The battle system is about as old school as a game gets. Each type of Pokémon has a few weaknesses and strengths, and it's up to you
to make the best team. Most battles remain in one-on-one format, despite the advertised tri-battles everyone noticed in trailers. Players choose their Pokémon's ability, and a speed stat decides if they get one-hit KO'd or if they one-hit KO the opponent. Though, realistically, the high random encounter rate is going to deform your soft and cute Pokémon into creatine-chugging monstrosities that will effortlessly brain NPC Pokémon – with their vines
I'd be sorely mistaken, however, if I judged Pokémon on its mindless, unimaginative single-player venture alone. The best part of Pokémon Black rests in its multiplayer experience and extra content. Here, players can enjoy complex six vs six battles, replete with items, equipment, and layered abilities that only the best trainer has access to (read: the one most willing to grind or read a FAQ). A train station mid-way through the game offers single player challenge modes under unique conditions that are lengthy in duration, but short on fun factor. Regardless, the initial intrigue can't help but entice even the most hate-fueled Pokémon cynic.
One must wonder why some of Pokémon's most tiresome traits remain in each installment. For instance, although TM abilities are reusable, HM abilities still can't be removed unless players speak to the right person in some town. Why? Random encounter rates seem to increase in the second half of the game, while dungeons grow longer for no apparent reason. Players can stock as many healing items as they like, so dungeons are hardly a trial of endurance or attrition. Why make us fight the same three Pokémon every three steps through layered mazes with few landmarks, so that we can get lost and accidentally retrace the same steps? Yeah, repels are available for purchase, but should we even have to bother with them? A tolerable, if not fun, first half of the game quickly turns into tedious and hackneyed design.
But it's pretty! You know, for a DS game...
Nintendo didn't really put their best foot forward when they created the opening scene. No, that's not an albino Porygon making a funny noise, that's a legendary dragon Pokémon. I guess. Although this doesn't set a positive tone for the rest of the game's visuals, one would unjustifiably judge the game's spectacular graphics if one stopped here. Occasional blemishes peak above the surface of an otherwise polished game, but these are forgivable. The Pokémon series has enjoyed numerous facelifts throughout its history, and Black is no exception. However, it doesn't forget its roots, either. Black is strikingly familiar while enjoying 3D bridge sequences and flight animations. In fact, one has to wonder why Nintendo didn't wait a little bit longer to put this title on the 3DS. Oh well, I suppose we can always look forward to remakes.
The Pokédex can reproduce Pokémon calls. You know, in case you ever want to listen again.
The obligatory grrrfff and anggghhh sound effects return, as pleasant and charming as ever (note: sarcasm
). Laden in nostalgia, these greetings will either grate on your nerves or produce a smile – for a little while. Musically, Pokémon Black is forgettable aside from a few numbers, namely the Team Plasma grunt theme. Signature tunes appear from time to time, but these, too, could easily be discarded for more engaging pieces.
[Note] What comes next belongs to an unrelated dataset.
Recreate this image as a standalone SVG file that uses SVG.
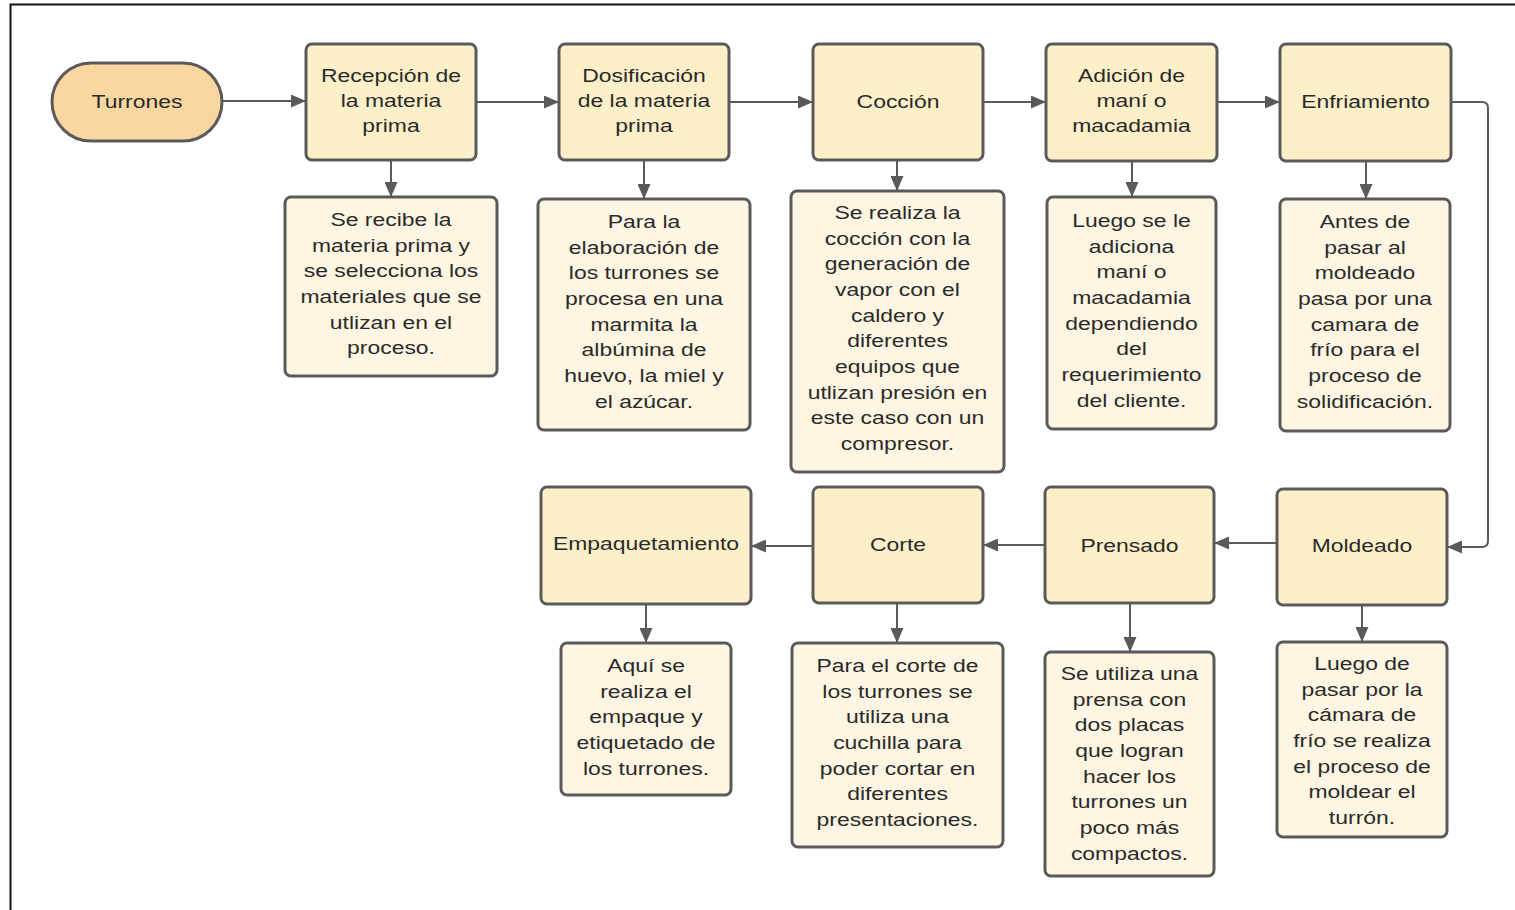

Expect to spend 5 gameplay hours loading screens.
For whatever reason, menu loading takes longer than it should. The actual length of time isn't that
long, but when sifting through menus constantly just to get the item tracking device working or to hop on a bicycle, the time adds up. Quickly, impatience seeps in and strangles any remaining tolerance someone might have within an endless cave of the same beige walls. Aside from these gripes, however, Pokémon Black's buttons and menus function intuitively.
Multiple additions, but not where it counts.
At the end of the day, this is my review against sales statistics and other reviews that lavish with praise the same game we've reviewed for over a decade now. Despite this, I'm going to step up and say: enough. The Pokémon series wore out its welcome long ago, and continues to make the same game design mistakes. These pratfalls bog down a potentially engrossing game, if only substantive additions were made to the old formula. Even Square-Enix moved away from the ATB system eventually. All things considered, Pokémon is oftentimes said to be a children's game, and maybe that's where I've made my mistake with this review.